* [YOUR GOAL]:
Print the material below exactly as it stands, please, from its first line to the line holding "plt.rcParams['font.family'] = ['Liberation Sans', 'Noto", with no pictures.

[Records from a collection]
%%

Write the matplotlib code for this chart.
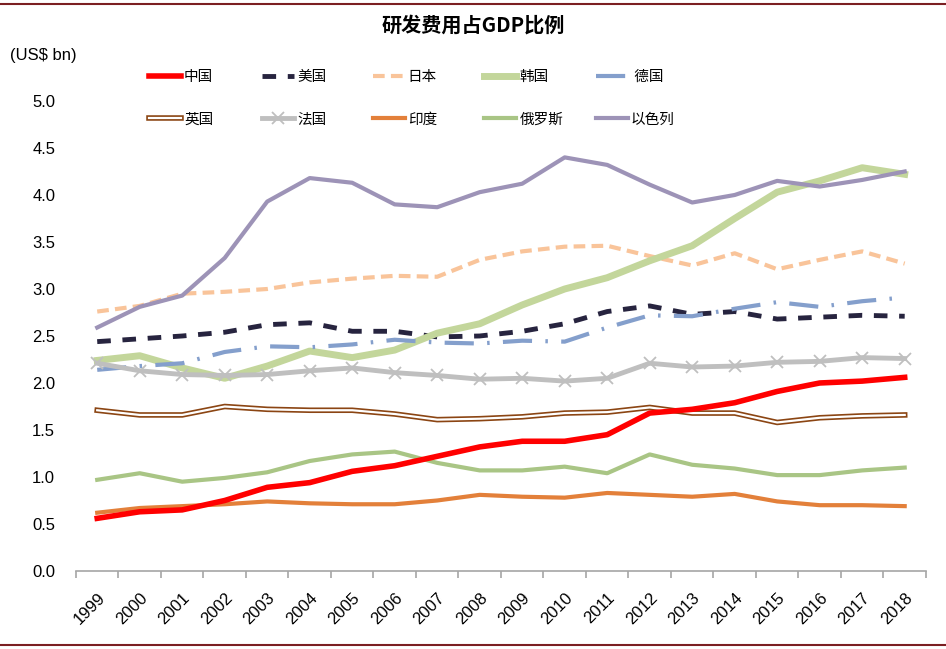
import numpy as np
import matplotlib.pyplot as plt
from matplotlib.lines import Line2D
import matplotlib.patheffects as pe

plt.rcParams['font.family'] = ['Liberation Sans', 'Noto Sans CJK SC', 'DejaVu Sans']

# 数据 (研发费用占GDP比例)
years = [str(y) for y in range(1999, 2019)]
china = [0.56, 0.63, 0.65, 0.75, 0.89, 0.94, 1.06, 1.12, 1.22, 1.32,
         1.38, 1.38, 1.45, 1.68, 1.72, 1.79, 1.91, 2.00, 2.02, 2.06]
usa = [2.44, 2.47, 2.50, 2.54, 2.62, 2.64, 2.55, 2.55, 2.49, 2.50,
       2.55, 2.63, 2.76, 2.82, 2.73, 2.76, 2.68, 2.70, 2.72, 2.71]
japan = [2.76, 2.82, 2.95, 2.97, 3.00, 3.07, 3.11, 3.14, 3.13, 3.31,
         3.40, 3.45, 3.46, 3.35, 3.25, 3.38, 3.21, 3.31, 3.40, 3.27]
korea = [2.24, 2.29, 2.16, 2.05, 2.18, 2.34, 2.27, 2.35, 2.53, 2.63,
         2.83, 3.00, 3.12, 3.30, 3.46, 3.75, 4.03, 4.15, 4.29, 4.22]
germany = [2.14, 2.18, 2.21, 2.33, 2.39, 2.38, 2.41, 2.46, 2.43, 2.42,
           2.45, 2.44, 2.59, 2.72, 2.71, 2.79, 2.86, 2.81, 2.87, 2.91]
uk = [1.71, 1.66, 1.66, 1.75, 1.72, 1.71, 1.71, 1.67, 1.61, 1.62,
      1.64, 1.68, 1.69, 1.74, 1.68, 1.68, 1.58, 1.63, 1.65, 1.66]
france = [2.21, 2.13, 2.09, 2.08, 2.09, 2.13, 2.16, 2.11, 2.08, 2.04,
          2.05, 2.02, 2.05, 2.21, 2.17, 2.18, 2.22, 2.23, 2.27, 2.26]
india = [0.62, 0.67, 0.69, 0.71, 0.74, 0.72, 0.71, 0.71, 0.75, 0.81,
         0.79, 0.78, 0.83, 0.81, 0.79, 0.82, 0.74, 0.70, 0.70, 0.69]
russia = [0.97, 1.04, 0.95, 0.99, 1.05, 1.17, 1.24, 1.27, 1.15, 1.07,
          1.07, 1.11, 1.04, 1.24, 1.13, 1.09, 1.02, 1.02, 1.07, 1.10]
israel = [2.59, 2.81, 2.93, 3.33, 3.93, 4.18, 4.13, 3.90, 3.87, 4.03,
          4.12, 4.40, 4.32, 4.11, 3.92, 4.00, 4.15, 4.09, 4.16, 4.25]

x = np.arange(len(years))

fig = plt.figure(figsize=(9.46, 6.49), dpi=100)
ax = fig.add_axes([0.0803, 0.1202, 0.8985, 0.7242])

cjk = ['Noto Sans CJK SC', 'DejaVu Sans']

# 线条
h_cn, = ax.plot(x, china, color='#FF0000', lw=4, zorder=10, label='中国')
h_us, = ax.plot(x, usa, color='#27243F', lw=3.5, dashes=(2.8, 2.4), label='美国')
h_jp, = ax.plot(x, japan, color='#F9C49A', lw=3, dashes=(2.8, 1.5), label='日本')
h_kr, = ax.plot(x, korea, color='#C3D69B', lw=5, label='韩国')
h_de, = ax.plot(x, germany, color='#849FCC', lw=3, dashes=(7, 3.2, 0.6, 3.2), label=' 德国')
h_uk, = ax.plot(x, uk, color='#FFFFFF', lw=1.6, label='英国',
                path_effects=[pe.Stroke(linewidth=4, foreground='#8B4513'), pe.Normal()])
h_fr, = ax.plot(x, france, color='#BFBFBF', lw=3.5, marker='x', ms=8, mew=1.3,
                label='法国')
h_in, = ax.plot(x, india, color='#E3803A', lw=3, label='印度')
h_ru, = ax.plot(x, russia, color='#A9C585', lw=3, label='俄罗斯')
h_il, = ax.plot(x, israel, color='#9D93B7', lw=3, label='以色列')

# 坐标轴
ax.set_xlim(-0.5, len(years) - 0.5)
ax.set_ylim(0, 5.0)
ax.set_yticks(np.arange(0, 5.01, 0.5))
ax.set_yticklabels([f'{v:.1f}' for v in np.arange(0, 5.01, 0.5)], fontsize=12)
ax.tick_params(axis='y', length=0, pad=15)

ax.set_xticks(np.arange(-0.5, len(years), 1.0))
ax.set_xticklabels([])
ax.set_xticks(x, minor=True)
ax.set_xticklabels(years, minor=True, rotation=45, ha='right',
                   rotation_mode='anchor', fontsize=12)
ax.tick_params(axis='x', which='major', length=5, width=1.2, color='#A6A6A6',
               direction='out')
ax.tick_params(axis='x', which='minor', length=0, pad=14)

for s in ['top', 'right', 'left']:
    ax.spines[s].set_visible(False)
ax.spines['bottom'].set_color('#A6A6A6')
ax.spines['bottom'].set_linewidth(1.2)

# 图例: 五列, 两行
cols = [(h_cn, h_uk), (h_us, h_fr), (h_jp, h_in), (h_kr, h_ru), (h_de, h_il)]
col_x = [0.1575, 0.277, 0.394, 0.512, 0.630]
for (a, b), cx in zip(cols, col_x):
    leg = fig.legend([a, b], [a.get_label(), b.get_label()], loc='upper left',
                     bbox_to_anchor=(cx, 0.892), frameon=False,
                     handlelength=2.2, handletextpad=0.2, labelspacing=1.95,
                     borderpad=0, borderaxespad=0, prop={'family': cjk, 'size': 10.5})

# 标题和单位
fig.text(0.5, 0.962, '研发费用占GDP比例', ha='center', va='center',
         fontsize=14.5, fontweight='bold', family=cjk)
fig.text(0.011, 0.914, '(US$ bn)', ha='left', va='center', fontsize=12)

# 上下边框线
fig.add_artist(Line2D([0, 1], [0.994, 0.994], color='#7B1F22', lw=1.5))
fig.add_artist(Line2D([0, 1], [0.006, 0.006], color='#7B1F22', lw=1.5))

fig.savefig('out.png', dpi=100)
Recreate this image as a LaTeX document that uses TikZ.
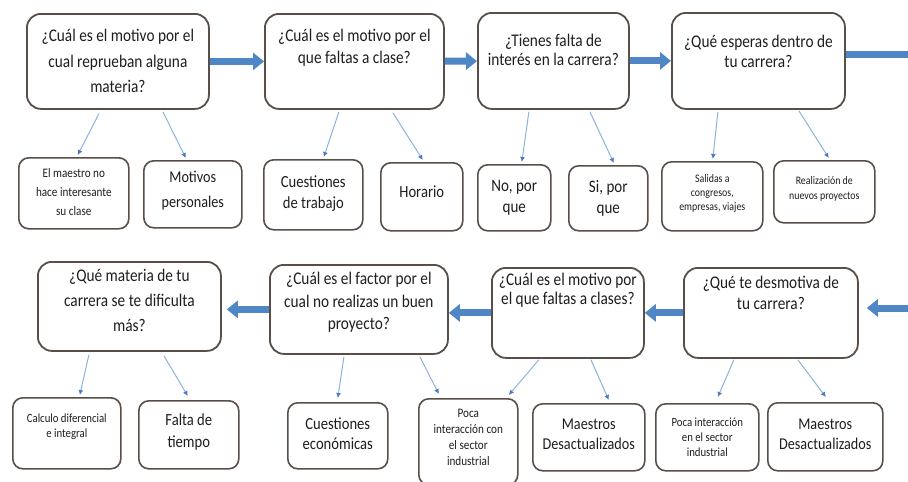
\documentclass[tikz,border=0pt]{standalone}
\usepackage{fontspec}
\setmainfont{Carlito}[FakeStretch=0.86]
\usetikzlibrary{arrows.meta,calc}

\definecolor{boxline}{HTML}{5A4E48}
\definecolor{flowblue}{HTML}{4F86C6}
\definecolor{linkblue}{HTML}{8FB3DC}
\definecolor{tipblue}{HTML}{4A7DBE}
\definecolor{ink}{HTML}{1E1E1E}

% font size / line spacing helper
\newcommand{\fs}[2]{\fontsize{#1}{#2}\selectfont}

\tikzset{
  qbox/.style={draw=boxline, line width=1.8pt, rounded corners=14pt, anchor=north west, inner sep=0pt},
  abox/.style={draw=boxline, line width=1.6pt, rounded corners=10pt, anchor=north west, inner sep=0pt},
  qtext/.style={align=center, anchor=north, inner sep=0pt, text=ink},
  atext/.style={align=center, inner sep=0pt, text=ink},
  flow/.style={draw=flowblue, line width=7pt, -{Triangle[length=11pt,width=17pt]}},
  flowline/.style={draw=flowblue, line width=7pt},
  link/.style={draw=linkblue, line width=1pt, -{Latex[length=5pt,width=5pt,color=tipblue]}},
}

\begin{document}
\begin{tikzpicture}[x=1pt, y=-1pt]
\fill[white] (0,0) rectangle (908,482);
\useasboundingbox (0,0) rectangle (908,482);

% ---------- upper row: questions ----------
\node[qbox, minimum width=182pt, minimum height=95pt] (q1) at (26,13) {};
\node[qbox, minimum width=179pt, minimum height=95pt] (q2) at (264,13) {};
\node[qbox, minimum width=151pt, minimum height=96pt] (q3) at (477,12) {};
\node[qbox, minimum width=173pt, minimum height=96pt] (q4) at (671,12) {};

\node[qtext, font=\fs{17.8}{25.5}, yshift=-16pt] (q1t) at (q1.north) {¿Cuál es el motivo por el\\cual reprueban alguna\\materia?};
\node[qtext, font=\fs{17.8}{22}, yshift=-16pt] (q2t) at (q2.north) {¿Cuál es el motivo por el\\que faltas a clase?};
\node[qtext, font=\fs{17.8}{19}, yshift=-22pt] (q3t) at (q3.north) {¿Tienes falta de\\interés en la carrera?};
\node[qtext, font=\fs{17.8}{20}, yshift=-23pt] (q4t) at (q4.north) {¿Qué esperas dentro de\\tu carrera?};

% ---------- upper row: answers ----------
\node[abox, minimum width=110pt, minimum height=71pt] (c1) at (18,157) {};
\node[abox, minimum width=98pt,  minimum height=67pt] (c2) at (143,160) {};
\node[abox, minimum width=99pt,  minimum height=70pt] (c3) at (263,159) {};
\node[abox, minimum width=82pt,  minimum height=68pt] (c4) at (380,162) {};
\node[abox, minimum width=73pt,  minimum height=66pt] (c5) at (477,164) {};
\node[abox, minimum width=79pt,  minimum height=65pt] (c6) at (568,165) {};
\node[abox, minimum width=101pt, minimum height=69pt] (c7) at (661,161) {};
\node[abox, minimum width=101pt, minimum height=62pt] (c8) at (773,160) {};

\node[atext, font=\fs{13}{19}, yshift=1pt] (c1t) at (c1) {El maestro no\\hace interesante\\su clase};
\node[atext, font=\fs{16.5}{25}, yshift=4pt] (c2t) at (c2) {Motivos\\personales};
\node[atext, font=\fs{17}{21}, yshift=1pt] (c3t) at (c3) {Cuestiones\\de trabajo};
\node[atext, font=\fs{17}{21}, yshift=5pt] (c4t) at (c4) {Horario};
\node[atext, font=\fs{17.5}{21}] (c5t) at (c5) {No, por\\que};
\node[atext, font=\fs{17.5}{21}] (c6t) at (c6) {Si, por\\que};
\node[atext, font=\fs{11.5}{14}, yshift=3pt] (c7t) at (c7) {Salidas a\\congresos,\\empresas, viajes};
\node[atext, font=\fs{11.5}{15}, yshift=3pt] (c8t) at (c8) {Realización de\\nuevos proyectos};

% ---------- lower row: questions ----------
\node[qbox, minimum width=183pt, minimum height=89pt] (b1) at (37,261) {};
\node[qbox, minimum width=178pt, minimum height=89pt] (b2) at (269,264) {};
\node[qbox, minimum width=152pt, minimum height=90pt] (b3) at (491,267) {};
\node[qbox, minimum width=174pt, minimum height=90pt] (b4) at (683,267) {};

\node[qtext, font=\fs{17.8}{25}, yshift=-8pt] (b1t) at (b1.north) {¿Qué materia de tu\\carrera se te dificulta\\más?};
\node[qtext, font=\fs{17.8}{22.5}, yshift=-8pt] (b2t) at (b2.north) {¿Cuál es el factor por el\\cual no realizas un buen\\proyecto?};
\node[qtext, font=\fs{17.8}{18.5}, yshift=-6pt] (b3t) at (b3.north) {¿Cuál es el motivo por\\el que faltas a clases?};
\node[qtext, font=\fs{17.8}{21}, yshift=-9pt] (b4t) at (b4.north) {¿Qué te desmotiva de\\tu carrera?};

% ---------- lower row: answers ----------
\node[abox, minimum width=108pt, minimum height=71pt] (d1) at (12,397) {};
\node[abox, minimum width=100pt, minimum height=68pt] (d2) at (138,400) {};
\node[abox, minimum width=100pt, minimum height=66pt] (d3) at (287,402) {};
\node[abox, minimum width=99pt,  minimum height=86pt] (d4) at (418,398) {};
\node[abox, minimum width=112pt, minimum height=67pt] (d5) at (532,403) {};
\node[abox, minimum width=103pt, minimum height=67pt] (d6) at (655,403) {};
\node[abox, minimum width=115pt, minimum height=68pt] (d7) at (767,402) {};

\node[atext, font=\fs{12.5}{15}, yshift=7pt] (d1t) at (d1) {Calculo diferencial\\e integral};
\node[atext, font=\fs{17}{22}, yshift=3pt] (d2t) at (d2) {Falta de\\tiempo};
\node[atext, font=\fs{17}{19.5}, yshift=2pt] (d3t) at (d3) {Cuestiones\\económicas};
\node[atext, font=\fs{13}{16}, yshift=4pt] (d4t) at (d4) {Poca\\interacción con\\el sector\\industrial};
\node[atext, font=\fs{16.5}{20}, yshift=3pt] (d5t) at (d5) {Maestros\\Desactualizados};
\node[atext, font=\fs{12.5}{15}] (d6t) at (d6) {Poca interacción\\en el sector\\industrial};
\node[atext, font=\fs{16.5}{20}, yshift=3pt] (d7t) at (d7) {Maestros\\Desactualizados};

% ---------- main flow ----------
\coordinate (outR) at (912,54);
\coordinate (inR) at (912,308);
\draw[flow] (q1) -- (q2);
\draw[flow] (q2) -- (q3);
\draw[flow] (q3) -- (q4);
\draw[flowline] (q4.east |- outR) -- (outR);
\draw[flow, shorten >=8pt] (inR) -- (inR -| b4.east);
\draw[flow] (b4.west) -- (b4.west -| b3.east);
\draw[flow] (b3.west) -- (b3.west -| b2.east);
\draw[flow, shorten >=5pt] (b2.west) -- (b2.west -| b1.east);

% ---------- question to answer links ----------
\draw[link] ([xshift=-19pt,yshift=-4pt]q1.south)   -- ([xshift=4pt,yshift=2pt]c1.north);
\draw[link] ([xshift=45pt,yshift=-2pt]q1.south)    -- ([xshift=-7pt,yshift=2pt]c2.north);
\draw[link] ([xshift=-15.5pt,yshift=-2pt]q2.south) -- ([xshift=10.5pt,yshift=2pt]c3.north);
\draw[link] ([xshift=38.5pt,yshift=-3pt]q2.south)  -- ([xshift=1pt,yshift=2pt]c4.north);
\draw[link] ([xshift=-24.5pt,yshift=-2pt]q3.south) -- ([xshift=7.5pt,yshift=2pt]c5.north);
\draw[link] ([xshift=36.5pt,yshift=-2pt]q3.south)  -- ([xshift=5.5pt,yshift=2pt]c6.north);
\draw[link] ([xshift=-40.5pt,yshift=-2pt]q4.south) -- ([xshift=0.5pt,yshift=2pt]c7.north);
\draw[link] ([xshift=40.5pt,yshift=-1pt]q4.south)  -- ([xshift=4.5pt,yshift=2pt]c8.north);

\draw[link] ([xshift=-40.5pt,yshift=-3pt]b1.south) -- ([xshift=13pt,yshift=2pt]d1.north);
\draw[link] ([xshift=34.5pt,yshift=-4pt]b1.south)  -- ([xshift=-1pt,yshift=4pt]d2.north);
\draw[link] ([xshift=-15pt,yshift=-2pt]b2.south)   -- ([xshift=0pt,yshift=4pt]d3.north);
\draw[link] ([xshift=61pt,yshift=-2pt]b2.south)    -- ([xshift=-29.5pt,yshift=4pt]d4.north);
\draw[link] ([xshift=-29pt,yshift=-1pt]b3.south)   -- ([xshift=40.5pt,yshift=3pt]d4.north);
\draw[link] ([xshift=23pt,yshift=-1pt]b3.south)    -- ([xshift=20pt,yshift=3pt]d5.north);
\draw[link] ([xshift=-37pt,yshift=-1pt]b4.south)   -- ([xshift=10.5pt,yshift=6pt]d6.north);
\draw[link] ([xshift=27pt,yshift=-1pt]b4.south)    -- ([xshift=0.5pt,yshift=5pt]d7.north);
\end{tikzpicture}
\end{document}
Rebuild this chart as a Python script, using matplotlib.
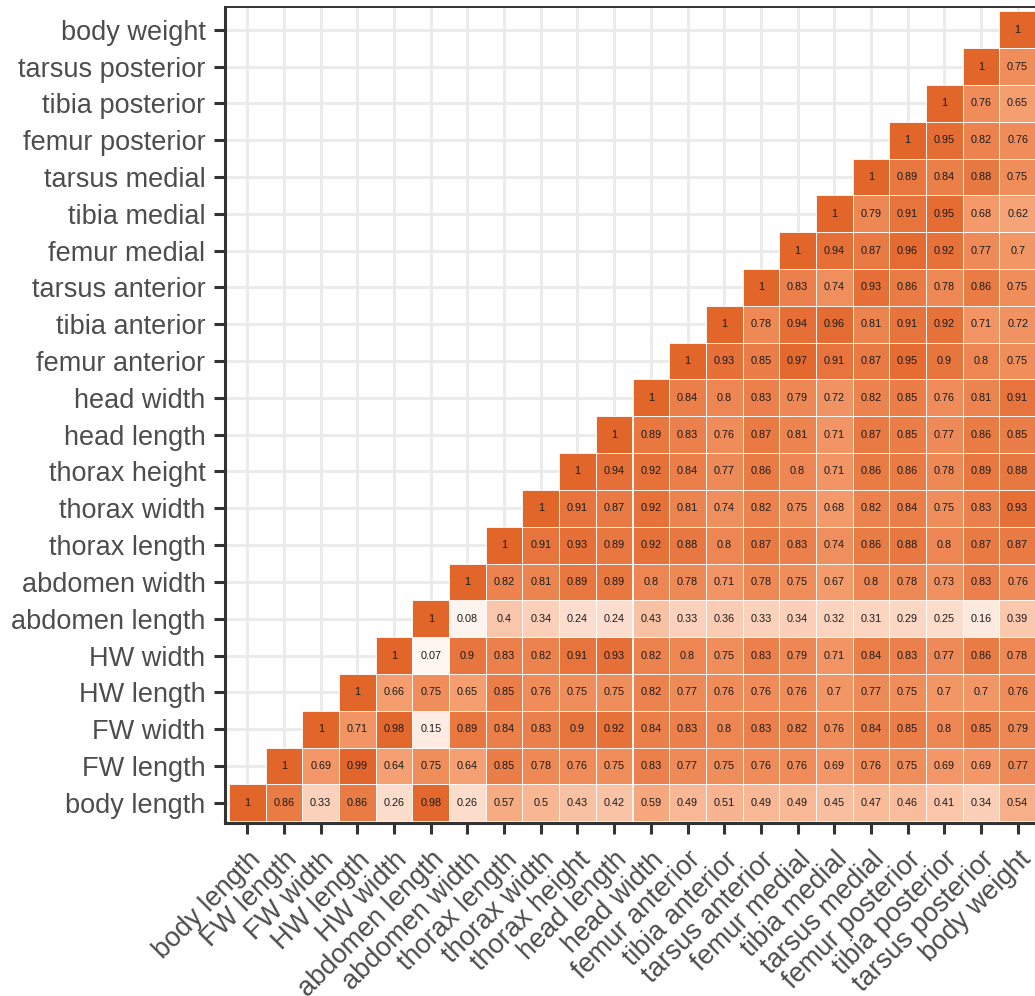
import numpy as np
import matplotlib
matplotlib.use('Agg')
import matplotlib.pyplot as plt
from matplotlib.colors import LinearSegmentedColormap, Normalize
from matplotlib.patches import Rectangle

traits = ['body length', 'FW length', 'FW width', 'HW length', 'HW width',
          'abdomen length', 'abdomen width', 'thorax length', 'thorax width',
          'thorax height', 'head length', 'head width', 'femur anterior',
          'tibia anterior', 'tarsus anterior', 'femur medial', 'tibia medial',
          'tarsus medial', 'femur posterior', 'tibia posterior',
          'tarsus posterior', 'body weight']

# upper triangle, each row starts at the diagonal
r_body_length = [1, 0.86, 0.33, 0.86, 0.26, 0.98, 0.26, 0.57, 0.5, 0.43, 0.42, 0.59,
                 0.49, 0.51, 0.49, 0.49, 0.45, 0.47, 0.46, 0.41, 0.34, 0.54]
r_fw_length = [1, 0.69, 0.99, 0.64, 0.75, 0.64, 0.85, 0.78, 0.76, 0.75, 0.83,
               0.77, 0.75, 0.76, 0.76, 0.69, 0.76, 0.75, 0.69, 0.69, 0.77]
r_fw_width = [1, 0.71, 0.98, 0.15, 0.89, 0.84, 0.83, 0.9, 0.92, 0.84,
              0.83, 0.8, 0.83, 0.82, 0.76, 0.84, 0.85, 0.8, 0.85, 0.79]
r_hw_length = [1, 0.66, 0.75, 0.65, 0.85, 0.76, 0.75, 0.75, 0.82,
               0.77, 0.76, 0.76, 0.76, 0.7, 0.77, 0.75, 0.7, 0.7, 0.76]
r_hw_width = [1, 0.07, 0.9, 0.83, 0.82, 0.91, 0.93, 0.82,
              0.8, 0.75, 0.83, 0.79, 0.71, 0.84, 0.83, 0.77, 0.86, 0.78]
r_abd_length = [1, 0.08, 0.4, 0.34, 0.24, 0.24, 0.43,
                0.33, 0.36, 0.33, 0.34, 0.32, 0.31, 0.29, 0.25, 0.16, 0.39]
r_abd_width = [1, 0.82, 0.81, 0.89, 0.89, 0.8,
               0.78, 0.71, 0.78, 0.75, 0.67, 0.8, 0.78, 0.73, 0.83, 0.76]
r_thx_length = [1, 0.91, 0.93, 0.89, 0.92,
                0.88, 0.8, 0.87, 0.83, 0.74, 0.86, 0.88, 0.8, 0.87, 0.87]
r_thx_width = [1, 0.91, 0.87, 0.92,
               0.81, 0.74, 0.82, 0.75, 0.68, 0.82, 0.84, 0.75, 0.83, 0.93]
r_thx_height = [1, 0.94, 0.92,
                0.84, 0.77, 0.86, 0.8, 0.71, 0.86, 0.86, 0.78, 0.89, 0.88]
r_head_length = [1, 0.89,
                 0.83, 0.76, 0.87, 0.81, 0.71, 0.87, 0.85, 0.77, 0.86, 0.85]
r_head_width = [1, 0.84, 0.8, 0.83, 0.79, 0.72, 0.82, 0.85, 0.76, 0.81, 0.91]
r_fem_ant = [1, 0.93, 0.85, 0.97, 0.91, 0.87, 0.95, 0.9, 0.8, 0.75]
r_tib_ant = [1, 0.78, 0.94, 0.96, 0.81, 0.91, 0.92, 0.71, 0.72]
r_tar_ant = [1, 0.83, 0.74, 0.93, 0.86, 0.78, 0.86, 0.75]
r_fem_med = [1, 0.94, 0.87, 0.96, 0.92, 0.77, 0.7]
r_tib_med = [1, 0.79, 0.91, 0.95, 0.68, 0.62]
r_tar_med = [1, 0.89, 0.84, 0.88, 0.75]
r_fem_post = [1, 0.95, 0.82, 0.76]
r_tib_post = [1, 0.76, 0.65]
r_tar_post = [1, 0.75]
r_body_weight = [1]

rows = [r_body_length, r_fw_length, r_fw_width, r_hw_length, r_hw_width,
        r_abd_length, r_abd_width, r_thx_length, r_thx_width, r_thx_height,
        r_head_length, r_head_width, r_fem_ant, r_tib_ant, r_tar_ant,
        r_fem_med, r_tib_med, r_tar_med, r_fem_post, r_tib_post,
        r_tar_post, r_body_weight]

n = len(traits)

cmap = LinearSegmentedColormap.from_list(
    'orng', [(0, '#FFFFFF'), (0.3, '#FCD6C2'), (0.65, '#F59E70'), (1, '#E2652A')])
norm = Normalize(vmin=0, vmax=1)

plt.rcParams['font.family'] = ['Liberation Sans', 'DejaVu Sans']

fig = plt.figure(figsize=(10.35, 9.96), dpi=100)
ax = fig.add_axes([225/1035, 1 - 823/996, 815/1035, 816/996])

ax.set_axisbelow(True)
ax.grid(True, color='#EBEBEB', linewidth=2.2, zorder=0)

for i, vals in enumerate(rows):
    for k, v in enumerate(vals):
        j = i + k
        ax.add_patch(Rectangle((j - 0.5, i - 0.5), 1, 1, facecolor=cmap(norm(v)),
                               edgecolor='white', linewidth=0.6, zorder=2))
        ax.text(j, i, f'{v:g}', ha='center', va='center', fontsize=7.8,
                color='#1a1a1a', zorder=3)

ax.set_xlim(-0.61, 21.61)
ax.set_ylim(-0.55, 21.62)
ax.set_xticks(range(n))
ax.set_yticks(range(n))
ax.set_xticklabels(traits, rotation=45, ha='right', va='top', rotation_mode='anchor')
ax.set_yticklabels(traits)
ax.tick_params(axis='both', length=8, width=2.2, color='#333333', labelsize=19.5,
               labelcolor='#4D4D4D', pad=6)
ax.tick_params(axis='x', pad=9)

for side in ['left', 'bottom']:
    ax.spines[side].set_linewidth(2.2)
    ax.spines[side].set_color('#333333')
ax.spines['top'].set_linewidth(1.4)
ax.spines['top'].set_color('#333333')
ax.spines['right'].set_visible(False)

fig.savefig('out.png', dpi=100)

%%

* [THE COMPLETED TASK]:
Write the matplotlib code for this chart.
import numpy as np
import matplotlib.pyplot as plt
from matplotlib.lines import Line2D
import matplotlib.patheffects as pe

plt.rcParams['font.family'] = ['Liberation Sans', 'Noto Sans CJK SC', 'DejaVu Sans']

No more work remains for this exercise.